Pendant toute la période où l’œuvre d’art est détenue en copropriété par l’intermédiaire de jetons de propriété, sa conservation et son exposition dans un musée ou une collection privée pourraient se poursuivre. En effet, les jetons créés par smart contracts permettent de séparer la propriété du bien patrimonial des droits et devoirs liés à sa conservation et à son utilisation. Les droits de propriété, représentés par un tel « experience token », ne règlementent que l’utilisation et la monétisation d’une œuvre d’art; ils sont différents des droits de propriété collectifs. Par conséquent, la valeur de ces deux droits distincts se négocierait aussi séparément. On peut également imaginer plusieurs modèles à cet égard.

  • Les recettes provenant de la billetterie de l’exposition ou du musée peuvent, par exemple, être combinées par l’intermédiaire de smart contracts avec des jetons de propriété, afin de dégager des liquidités.
  • Si un musée souhaite retirer de la circulation des jetons d’utilisation ou ne les considère pas comme faisant partie de sa collection permanente, il pourrait les monétiser en partie ou en totalité.
  • Un musée pourrait également employer ces smart tokens pour accorder à d’autres exposants un accès temporellement limité aux œuvres de sa collection permanente, tout en conservant la majorité des droits de propriété.

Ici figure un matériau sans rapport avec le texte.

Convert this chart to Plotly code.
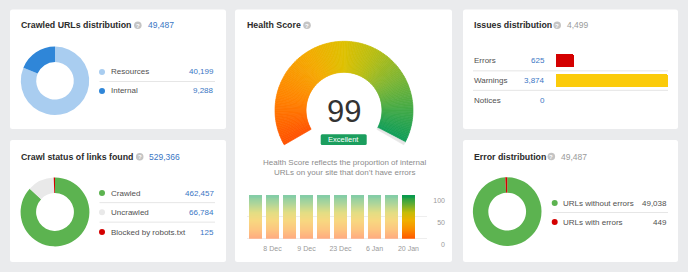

Le même concept de séparation des jetons de propriété et d’utilisation peut être transposé à d’autres actifs non bancables tels que des biens immobiliers, des voitures de luxe ou des yachts. Une propriété de luxe pourrait de cette manière être détenue par des centaines de personnes. Les jetons numériques serviraient ensuite, par exemple, à la répartition des revenus locatifs entre les propriétaires ou des quotas de temps pour un usage personnel.

Conclusion

La tokenisation d’actifs non bancables ouvre à leurs propriétaires initiaux, aux nouveaux investisseurs, aux banques et aux gestionnaires de fortune des perspectives totalement nouvelles. S’agissant des actifs auparavant illiquides, la numérisation permet en effet à la gestion de fortune d’accéder à un nouveau territoire immense.